Rapidement, Rafic Hariri a acquis une grande envergure régionale et internationale, réussissant à tisser des liens étroits avec plusieurs dirigeants arabes, asiatiques, et même occidentaux, dont notamment le président Jacques Chirac, parallèlement aux hauts responsables américains et au directoire de la Banque mondiale. Mais le fait le plus marquant de ce parcours dépassant le cadre libanais aura été sans doute l’établissement par Rafic Hariri de rapports privilégiés avec une faction du régime syrien, plus spécifiquement l’aile sunnite représentée, entre autres, par le vice-président Abdel Halim Khaddam et le général Hekmat Chéhabi. De telles relations entretenues par un leader sunnite libanais charismatique, bénéficiant de larges ramifications régionales et internationales, ont été perçues d’un très mauvais œil par le pouvoir syrien, tenu par les alaouites, qui a estimé qu’une ligne rouge avait été franchie, mettant en danger la stabilité du système en place et même la cohésion de la société syrienne.
Cette dissonance entre le régime Assad et Rafic Hariri a été en grandissant, d’autant qu’après le décès de Hafez el-Assad, en 2000, le leader du courant du Futur commençait à manifester discrètement, entre quatre murs, des signes d’impatience, à la limite du ressentiment, à l’égard de la présence syrienne au Liban. Un sentiment partagé alors, de plus en plus publiquement, par le leader du Parti socialiste progressiste, Walid Joumblatt.

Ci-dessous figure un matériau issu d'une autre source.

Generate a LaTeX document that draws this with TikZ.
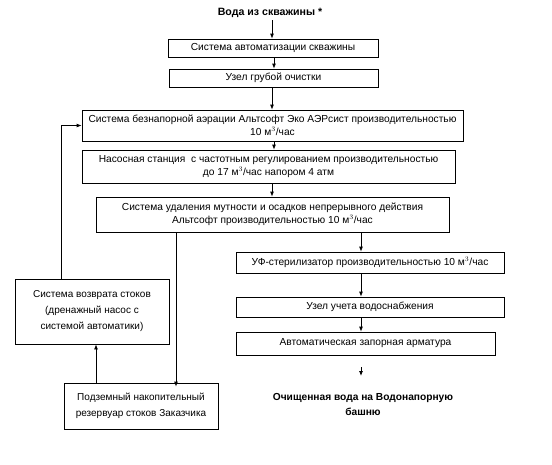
\documentclass[tikz,border=0pt]{standalone}
\usepackage{fontspec}
\setmainfont{Liberation Sans}
\usetikzlibrary{arrows.meta}
\begin{document}
\begin{tikzpicture}[x=1pt,y=-1pt,
  box/.style={draw,line width=0.8pt,inner sep=1pt,align=center,font=\fontsize{10.2}{12.7}\selectfont},
  lbox/.style={box,font=\fontsize{10}{16}\selectfont},
  arr/.style={-{Latex[length=5pt,width=4pt]},line width=0.8pt},
  lbl/.style={align=center,font=\fontsize{10.2}{15}\selectfont\bfseries}]
\useasboundingbox[fill=white] (0,0) rectangle (552,464);
\node[lbl,font=\fontsize{10.6}{15}\selectfont\bfseries] (t) at (270,12.7) {Вода из скважины *};
\node[box,minimum width=210pt,minimum height=18pt] (b1) at (273,48) {Система автоматизации скважины};
\node[box,minimum width=209pt,minimum height=18pt] (b2) at (273.5,78) {Узел грубой очистки};
\node[box,minimum width=381pt,minimum height=31pt] (b3) at (272.5,125.5) {Система безнапорной аэрации Альтсофт Эко АЭРсист производительностью\\10 м$^3$/час};
\node[box,minimum width=373pt,minimum height=33pt] (b4) at (268.5,166.5) {Насосная станция\ \ с частотным регулированием производительностью\\до 17 м$^3$/час напором 4 атм};
\node[box,minimum width=353pt,minimum height=35pt] (b5) at (272.5,214.5) {Система удаления мутности и осадков непрерывного действия\\Альтсофт производительностью 10 м$^3$/час};
\node[lbox,minimum width=154pt,minimum height=65pt] (b6) at (92,311.5) {Система возврата стоков\\(дренажный насос с\\системой автоматики)};
\node[lbox,minimum width=154pt,minimum height=46pt] (b7) at (141,406) {Подземный накопительный\\резервуар стоков Заказчика};
\node[box,minimum width=268pt,minimum height=21pt] (uf) at (370,262.5) {УФ-стерилизатор производительностью 10 м$^3$/час};
\node[box,minimum width=268pt,minimum height=20pt] (uz) at (370,307) {Узел учета водоснабжения};
\node[box,minimum width=259pt,minimum height=23pt] (au) at (365.5,343.5) {Автоматическая запорная арматура};
\node[lbl] (fin) at (363,404.5) {Очищенная вода на Водонапорную\\башню};
\coordinate (xa) at (272,0);
\coordinate (xb) at (274,0);
\coordinate (xr) at (361,0);
\coordinate (xl) at (61,0);
\coordinate (xd) at (176,0);
\coordinate (xu) at (96,0);
\coordinate (f1) at (361,367);
\coordinate (f2) at (361,376);
\draw[arr] (xa |- 0,20) -- (b1.north -| xa);
\draw[arr] (b1.south -| xb) -- (b2.north -| xb);
\draw[arr] (b2.south -| xa) -- (b3.north -| xa);
\draw[arr] (b3.south -| xb) -- (b4.north -| xb);
\draw[arr] (b4.south -| xa) -- (b5.north -| xa);
\draw[arr] (b5.south -| xr) -- (uf.north -| xr);
\draw[arr] (uf.south -| xr) -- (uz.north -| xr);
\draw[arr] (uz.south -| xr) -- (au.north -| xr);
\draw[arr] (f1) -- (f2);
\draw[arr] (b5.south -| xd) -- ([yshift=-4pt]b7.north -| xd);
\draw[arr] (b7.north -| xu) -- (b6.south -| xu);
\draw[arr] (b6.north -| xl) -- (xl |- b3.west) -- (b3.west);
\end{tikzpicture}
\end{document}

Rafic Hariri franchira un pas de plus sur la voie d’une remise en question de l’influence du régime Assad au pays du Cèdre en nouant des relations très discrètes avec l’opposition chrétienne de l’époque, qui agissait sous la houlette du patriarche maronite Nasrallah Sfeir et du Rassemblement de Kornet Chehwane. Il s’est avéré toutefois que ces rapports n’étaient pas aussi discrets que cela puisqu’ils provoqueront une vive réaction du pouvoir libanais en place qui se livrera à des rafles, en guise de riposte, dans les rangs des jeunes souverainistes, notamment les partisans des Forces libanaises et de ce qu’était le courant aouniste originel. «Nous avions conclu avec Rafic Hariri un accord au terme duquel il ne s’occuperait que des dossiers économiques et de développement, le volet politique et sécuritaire devant rester du ressort du pouvoir (allié à la Syrie); or en établissant des relations avec l’opposition chrétienne, Hariri a violé cet accord en empiétant sur notre plate-bande politique, effectuant de surcroît une ouverture envers les opposants, ce que nous ne pouvons tolérer», nous avait chuchoté à l’époque, au cours d’un entretien informel, un ministre haut placé du gouvernement pro-syrien.

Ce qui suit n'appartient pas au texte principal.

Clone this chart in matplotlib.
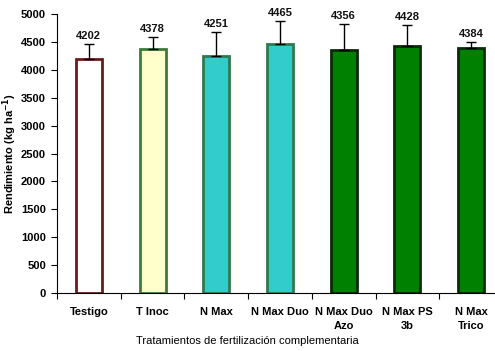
import matplotlib.pyplot as plt
import numpy as np

plt.rcParams['font.family'] = ['Liberation Sans', 'DejaVu Sans']

categories = ["Testigo", "T Inoc", "N Max", "N Max Duo", "N Max Duo\nAzo", "N Max PS\n3b", "N Max\nTrico"]
yields = [4202, 4378, 4251, 4465, 4356, 4428, 4384]
errors = [260, 205, 420, 405, 460, 370, 110]
fills = ["#FFFFFF", "#FFFFCC", "#33CCCC", "#33CCCC", "#008000", "#008000", "#008000"]
edges = ["#6B1A1A", "#3E7A3A", "#2E7A50", "#2E7A50", "#0A2A0A", "#0A2A0A", "#0A2A0A"]

fig = plt.figure(figsize=(4.95, 3.51), dpi=100)
ax = fig.add_axes([57 / 495, 58 / 351, 446 / 495, 279 / 351])

x = np.arange(len(categories)) + 0.5
ax.bar(x, yields, width=0.41, color=fills, edgecolor=edges, linewidth=2, zorder=2)
ax.errorbar(x, yields, yerr=[np.zeros(len(errors)), errors], fmt="none",
            ecolor="black", elinewidth=1, capsize=3.5, capthick=1, zorder=3)

for xi, v, e in zip(x, yields, errors):
    ax.text(xi, v + e + 60, str(v), ha="center", va="bottom",
            fontsize=8, fontweight="bold", color="#111111")

ax.set_xlim(0, len(categories))
ax.set_ylim(0, 5000)
ax.set_yticks(np.arange(0, 5001, 500))
ax.set_xticks(np.arange(0, len(categories) + 1))
ax.set_xticklabels([])
ax.set_xticks(x, minor=True)
ax.set_xticklabels(categories, minor=True, fontsize=8, fontweight="bold", linespacing=1.55)
ax.tick_params(axis="x", which="minor", length=0, pad=10)
ax.tick_params(axis="x", which="major", length=4, direction="out")
ax.tick_params(axis="y", length=4, direction="out", labelsize=8, pad=4)
for lab in ax.get_yticklabels():
    lab.set_fontweight("bold")

ax.spines["top"].set_visible(False)
ax.spines["right"].set_visible(False)

ax.set_ylabel("Rendimiento (kg ha$^{\\mathbf{-1}}$)", fontsize=8, fontweight="bold", labelpad=1)
fig.text(0.5, 1 - 341 / 351, "Tratamientos de fertilización complementaria", ha="center",
         va="center", fontsize=8)

fig.savefig("out.png", dpi=100)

C’est cette phase du début des années 2000 qui a constitué une évolution essentielle dans le paysage politique du pays: pour la première fois dans l’Histoire contemporaine du Liban, des leaders musulmans et druzes de premier plan rejoignaient le courant chrétien souverainiste en adoptant le slogan «Le Liban d’abord», remettant ainsi en question le diktat syrien imposé aux Libanais.

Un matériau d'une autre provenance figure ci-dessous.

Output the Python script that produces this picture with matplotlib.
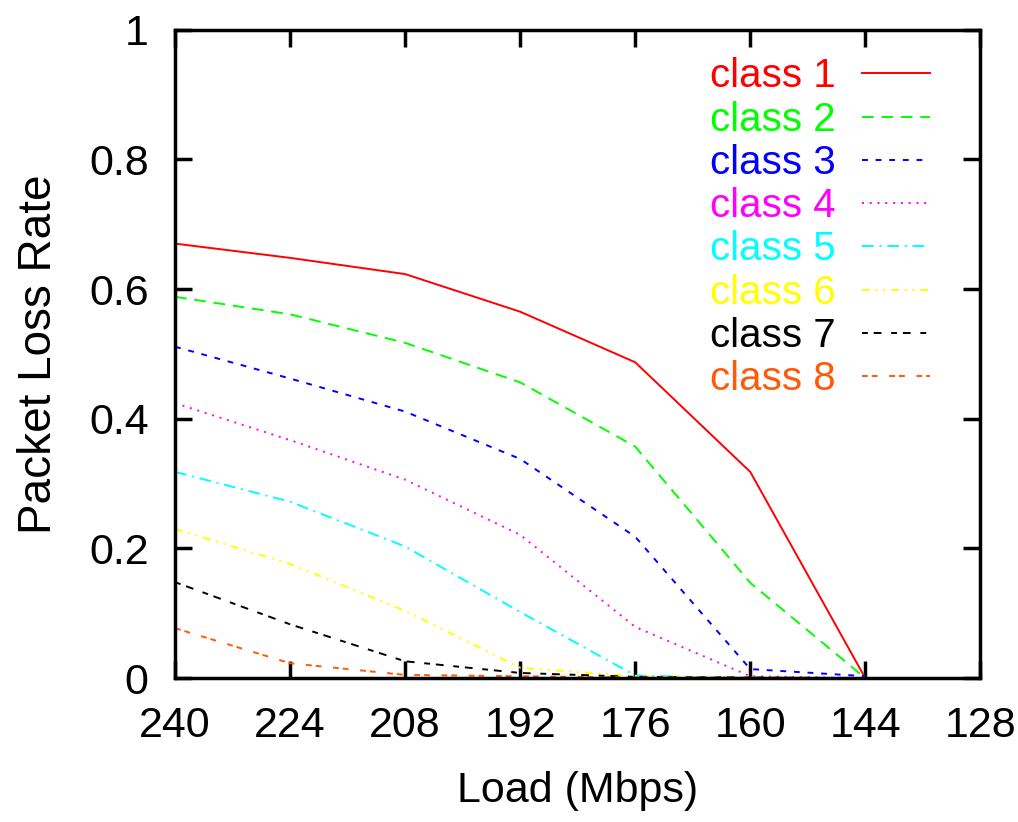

Cette nouvelle donne avait été renforcée par un facteur international de poids: l’initiative prise par le président français Jacques Chirac et par le chef de la Maison-Blanche George W. Bush d’œuvrer à l’adoption par le Conseil de Sécurité de l’Onu d’une résolution (la 1559) réclamant, notamment, le retrait syrien du Liban.
Cette résolution onusienne ainsi que l’union sacrée islamo-chrétienne, placée sous le signe du rétablissement de l’indépendance du Liban, ont suscité l’ire du pouvoir syrien et du Hezbollah, la lame de fond souverainiste constituant en effet une sérieuse menace pour les desseins hégémoniques respectifs de ces deux parties. Il fallait par conséquent faire face au «danger». Le premier «avertissement» à cet égard sera lancé le 1er octobre 2004 avec l’attentat à la voiture piégée visant le député Marwan Hamadé qui sera grièvement blessé mais qui pourra reprendre sa vie politique après une longue période de convalescence.
Cet attentat du 1er octobre ne fera qu’accentuer un large ressentiment populaire contre l’influence syrienne. La seconde évolution socio-politique d’importance qui avait caractérisé cette phase de la crise libanaise résidait, précisément, dans l’émergence au niveau des bases populaires, et non pas seulement au niveau des leaders, d’un vaste courant souverainiste transcommunautaire. L’attentat meurtrier du 14 février 2005 visait à stopper cette évolution, préjudiciable aussi bien pour le régime Assad que pour le Hezbollah. Mais il aboutira en réalité au résultat contraire et donnera naissance à la Révolution du Cèdre, développement sans précédent dans l’Histoire du Liban: pour la première fois, chrétiens, sunnites, druzes et une élite chiite, de différents horizons politiques, descendaient ensemble dans la rue, coude à coude, scandant les mêmes slogans, brandissant le drapeau libanais, pour défendre une même cause, celle du rétablissement de la souveraineté et de l’indépendance du Liban. Il s’agissait là d’une «première» en terme d’émergence d’une sensibilité libanaise commune transcommunautaire. Mais c’était sans compter avec la contre-révolution rapidement mise en place, patiemment et minutieusement, par le parti pro-iranien.
Le chemin demeure long, certes, pour aboutir à une maturation du phénomène de la Révolution du Cèdre. Mais en ce printemps 2005, un tournant populaire libaniste avait été pris. Reste à capitaliser sur ce point d’inflexion, de manière à stopper les tentatives répétées de défigurer le véritable visage du Liban pluriel.